The model utilizes a custom Transformer decoder architecture, featuring:

![Screenshot (152)](https://github.com/user-attachments/assets/37f34175-9b13-4416-83d2-31cee95f2849)

* ### Tokenization and Padding:  

   Tokenization is handled by SentencePiece using BPE, optimizing vocabulary size while retaining semantic integrity. Each paragraph is tokenized into sequences of integers, padded to a fixed length of 100 tokens.

* ### Embedding: 

   Tokens are mapped to dense vectors of dimension 204 (d_model=204) via an embedding layer, followed by positional encoding to capture sequential token relationships.

* ### Attention Mechanism:  

   The model employs multi-head attention with 6 heads (num_heads=6), each processing a depth of 34 (d_model/num_heads). This allows the model to simultaneously focus on various parts of the input sequence.

* ### Pointwise Feed-Forward Network (PFFN): 

   The PFFN comprises two dense layers, with the first expanding dimensionality to 512 (dff=512) followed by ReLU activation, and the second projecting back to 204 (d_model=204), enabling complex input transformations.

* ### Decoder Layers:

   The architecture includes 8 decoder layers (num_layers=8), each incorporating multi-head attention and a PFFN, with residual connections and normalization enhancing model stability and performance.

* ### Regularization: 

   Dropout with a rate of 0.3 is used to prevent overfitting.

  ![Screenshot (147)](https://github.com/user-attachments/assets/c1f295f5-327b-49b5-8d61-cf6f67f85731)

# Dataset

The dataset comprises 400,000+ paragraphs, meticulously filtered using advanced NLP techniques to ensure quality and relevance. Key preparation steps include:

* ### Data Cleaning:  

   Removal of noise, special characters, and irrelevant content.

* ### Tokenization:  

   Tokenization was performed using SentencePiece with BPE, resulting in a balanced and manageable vocabulary.

* ### Padding and Truncation:  

   Sequences were standardized to 300 tokens, ensuring consistency in model input.

### Sample Data

Example Paragraph:  

"a third person would mean an opportunity to come together with her and with konnor to help keep them all alive. that is, if konnor didn't go completely over the deep end. she would have to take time to better assess his condition. even as she considered doing that, she knew she would have problems."

# Byte Pair Encoding (BPE)

The model employs BPE for tokenization, a technique that effectively handles rare words and optimizes vocabulary size (20,000) by merging frequent byte pairs, facilitating efficient subword representation.

# Warmup Learning Rate Schedule

To ensure robust training, the model employs a warmup learning rate schedule.

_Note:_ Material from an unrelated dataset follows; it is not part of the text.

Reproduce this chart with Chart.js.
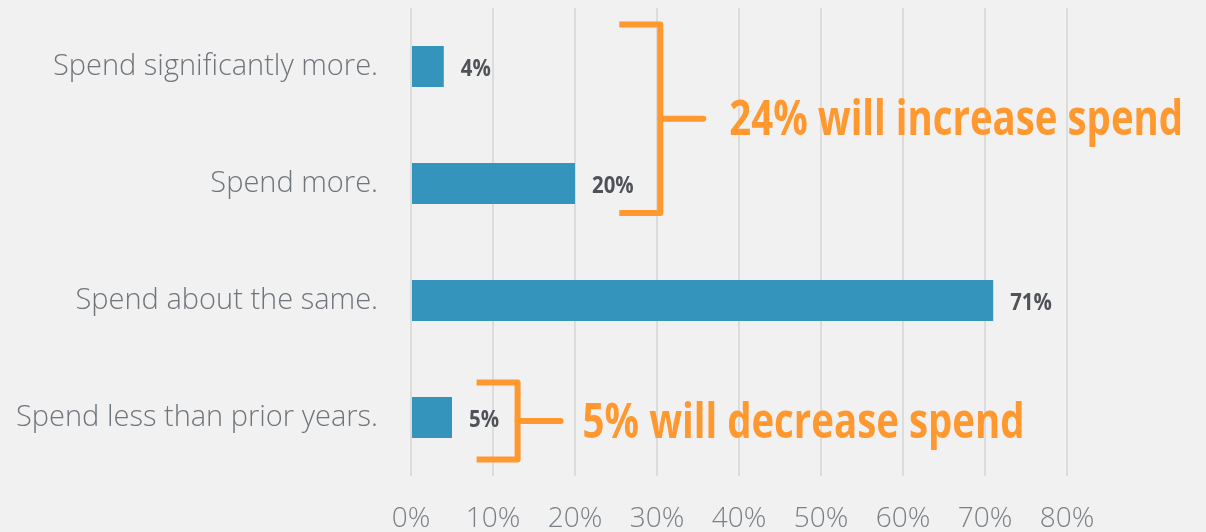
<!DOCTYPE html>
<html>
<head>
<meta charset="utf-8">
<script src="https://cdn.jsdelivr.net/npm/chart.js@4/dist/chart.umd.min.js"></script>
<style>
  html, body { margin: 0; padding: 0; background: #f1f1f1; }
  #wrap { width: 1206px; height: 532px; position: relative; }
</style>
</head>
<body>
<div id="wrap"><canvas id="c" width="1206" height="532"></canvas></div>
<script>
// Survey answers and their shares (%)
const categories = [
  'Spend significantly more.',
  'Spend more.',
  'Spend about the same.',
  'Spend less than prior years.'
];
const shares = [4, 20, 71, 5];
const xTicks = [0, 10, 20, 30, 40, 50, 60, 70, 80];

// Bracket call-outs: which rows they group, where they stand on the x axis, and their text
const groupIncrease = { rows: [0, 1], atValue: 30.4, text: '24% will increase spend' };
const groupDecrease = { rows: [3, 3], atValue: 13, text: '5% will decrease spend' };

const ORANGE = '#ff982f';
const BAR = '#3594bc';

// Draw text squeezed horizontally to give a condensed bold face
function condensedText(ctx, text, x, y, size, color, squeeze) {
  ctx.save();
  ctx.font = `700 ${size}px "Open Sans"`;
  ctx.fillStyle = color;
  ctx.textBaseline = 'alphabetic';
  ctx.textAlign = 'left';
  ctx.translate(x, y);
  ctx.scale(squeeze, 1);
  ctx.fillText(text, 0, 0);
  ctx.restore();
}

const annotations = {
  id: 'annotations',
  afterDatasetsDraw(chart) {
    const ctx = chart.ctx;
    const meta = chart.getDatasetMeta(0);
    const xs = chart.scales.x;

    // value labels at the end of each bar
    meta.data.forEach((bar, i) => {
      condensedText(ctx, shares[i] + '%', bar.x + 17, bar.y + 9, 24, '#4f5358', 0.85);
    });

    function bracket(group, topOff, botOff, armLen, tickLen, textGap, textSize, baselineOff) {
      const yTop = meta.data[group.rows[0]].y + topOff;
      const yBot = meta.data[group.rows[1]].y + botOff;
      const yMid = (yTop + yBot) / 2;
      const x = xs.getPixelForValue(group.atValue);
      ctx.save();
      ctx.strokeStyle = ORANGE;
      ctx.lineWidth = 6;
      ctx.lineJoin = 'round';
      ctx.lineCap = 'butt';
      ctx.beginPath();
      ctx.moveTo(x - armLen, yTop);
      ctx.lineTo(x, yTop);
      ctx.lineTo(x, yBot);
      ctx.lineTo(x - armLen, yBot);
      ctx.stroke();
      ctx.lineCap = 'round';
      ctx.beginPath();
      ctx.moveTo(x, yMid);
      ctx.lineTo(x + tickLen, yMid);
      ctx.stroke();
      ctx.restore();
      condensedText(ctx, group.text, x + tickLen + textGap, yMid + baselineOff, textSize, ORANGE, 0.8);
    }

    bracket(groupIncrease, -42, 29.5, 41, 43, 26, 48, 16);
    bracket(groupDecrease, -35, 42, 41, 43, 22, 48, 17);
  }
};

new Chart(document.getElementById('c'), {
  type: 'bar',
  data: {
    labels: categories,
    datasets: [{
      data: shares,
      backgroundColor: BAR,
      borderWidth: 0,
      barPercentage: 0.35,
      categoryPercentage: 1
    }]
  },
  options: {
    indexAxis: 'y',
    responsive: false,
    animation: false,
    layout: { padding: { top: 8, right: 139, left: 0, bottom: 0 } },
    plugins: { legend: { display: false }, tooltip: { enabled: false } },
    scales: {
      x: {
        min: 0,
        max: 80,
        afterBuildTicks(scale) { scale.ticks = xTicks.map(v => ({ value: v })); },
        afterFit(scale) { scale.height = 56; },
        grid: { color: '#dcdcdc', lineWidth: 2, drawTicks: false },
        border: { display: false },
        ticks: {
          padding: 26,
          color: '#7b8086',
          font: { family: '"Open Sans"', size: 28, weight: 300 },
          callback: v => v + '%'
        }
      },
      y: {
        afterFit(scale) {
          scale.width = 411;
          scale.paddingTop = 0;
          scale.paddingBottom = 0;
        },
        grid: { display: false, drawTicks: false },
        border: { display: false },
        ticks: {
          padding: 33,
          color: '#6f757b',
          font: { family: '"Open Sans"', size: 29, weight: 300 }
        }
      }
    }
  },
  plugins: [annotations]
});
</script>
</body>
</html>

The learning rate starts low, gradually increasing during the warmup phase, then decays smoothly using a cosine function, promoting stability and preventing premature convergence.

![Screenshot (129)](https://github.com/user-attachments/assets/41473cc8-8c5c-4361-b3ff-23fc740e6d1c)

# Achievements

* ### Custom Transformer Decoder:  

   Successfully designed and implemented a Transformer-based language model optimized for text generation.

  

* ### Advanced Tokenization:  

   Integrated SentencePiece with BPE, enhancing vocabulary management and handling of rare words.

* ### Robust and Effective Training:  

   Implemented a warmup learning rate schedule, resulting in improved generalization and stable training dynamics.

* ### High-Quality Dataset:  

   Processed and curated a large-scale dataset of 400,000+ paragraphs, providing a solid foundation for language modeling.